Cyberspace was received as ecology. A bundle of feedback loops obscured the fact that it itself was just a vagrant thread of an intricate garment. Like music to the dead, cybernetics was the epiphany of the grand narrative. It was invented and immediately poof went the world. The city as the first cyberspace was a desperate idea, the magic of cybernetics and the failure of density made the pressure impossible. The magic of cybernetics was the ability to magnify the expanse of systems. A small spider web seemed to be sometimes the grid holding the oceans in its bosom. Density promised to become the last kick that triggers a massive stampede in the public gallery of urban heroes. All the years we waited for density to trigger a spark we now describe as wasted. We realise that it was a false promise and do not hold a grudge. Living in a cluster bomb that failed to detonate, we accept density to be a natural calamity that was forced to justify its existence. And it pulled a mythology out of its ass.
That everything is connected and wound deep in a series of feedback loops was one day declared casually in the marketplace. We thought initially that it was a random quirk of a crazy old man who pretended to be our king. But slowly it became very difficult to talk of anything at all. There was no hygiene in conversations. Every conversation became about everything else. Nothing in particular and everything in particular at the same time.
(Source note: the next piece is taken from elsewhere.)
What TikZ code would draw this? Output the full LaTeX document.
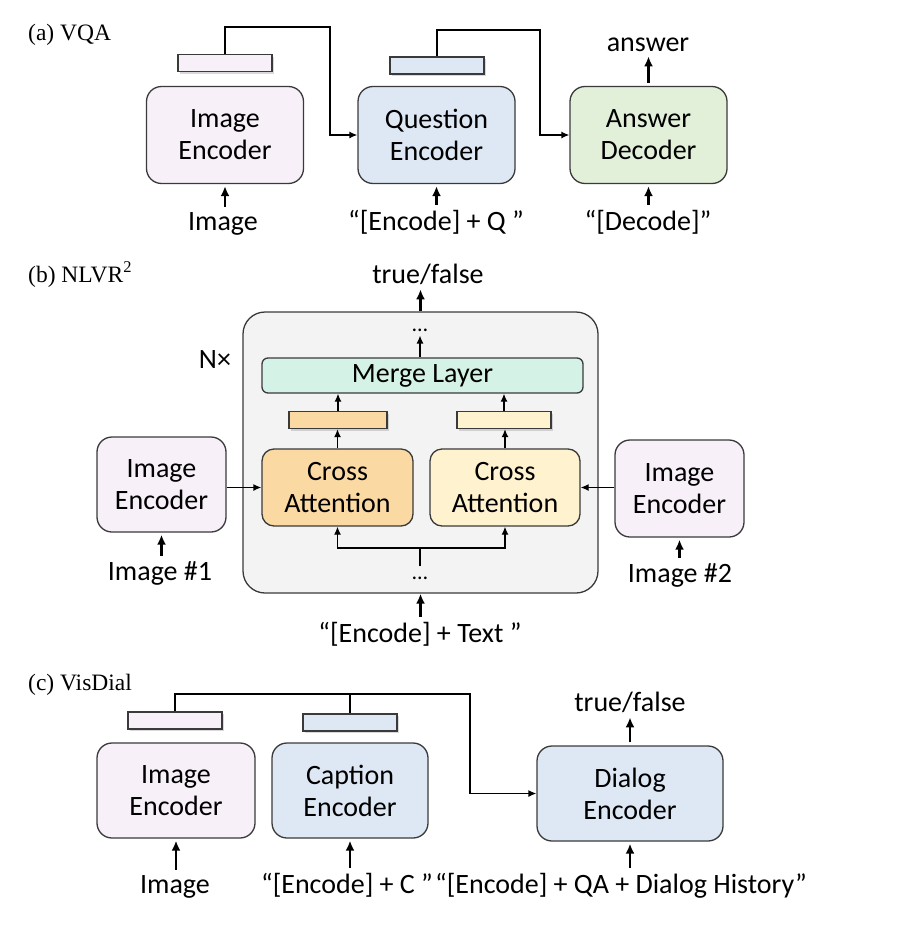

And the connection actually seemed to be there. The domino effect, the butterfly effects were affecting us everyday. Action became difficult, whereas before we would go hunting and dancing on a procession anytime, now we had to think of dancing only and hunting with farm animals. Private and in captivation. We started having to account for the repercussions of totally harmless actions. Cybernetics ruined spontaneity forever, it killed the joyful child-heart in our breasts and replaced it with a calculating metal automaton.
Of course in truth cybernetics was a dream state expression. A poet's abstraction, it was foolish to ever apply it on a living world. You can argue that the abstraction was modelled on events in the real world, but then I will say that we don't believe you. Modelling is abstraction anyway, it takes a stretch of imagination, a suspension of disbelief and linear simplicity.
The city as the first cybernetic space, as the network that made Internet possible was a misnomer. The streets are not connected to each other, they don't constitute a map. Going one one and reaching another is more an accident than a successful plan. Like persistence of vision is a myth, perception of networks, meshes, nests is one too. Myths can simplify stories and gift them logic they don't possess, they arise from squinted-eyes looking at the world and proclaiming voila!
Cities are a series of lines, a bunch of fragments hanging loosely in a bag together. The connections are drawn by our eager minds. Houses are constructed close to each other, society is a mirage imagined in our heads. So the need of the millennia might be to learn to live with the disjointed and not crumble in desperation and crawl towards mirages. The trouble with a mirage is of course that it does not know that it is a mirage. It actually thinks that it is like everything else and the devastating moment when it feels its own transparency, it crumbles and a new one comes up.
Learning to thrive on scraps, look confidently into a shattered mirror and not balk is the only option we have. Else the recursion of disillusionment will swallow our fragile minds and consciousness will forever have to live in our absence.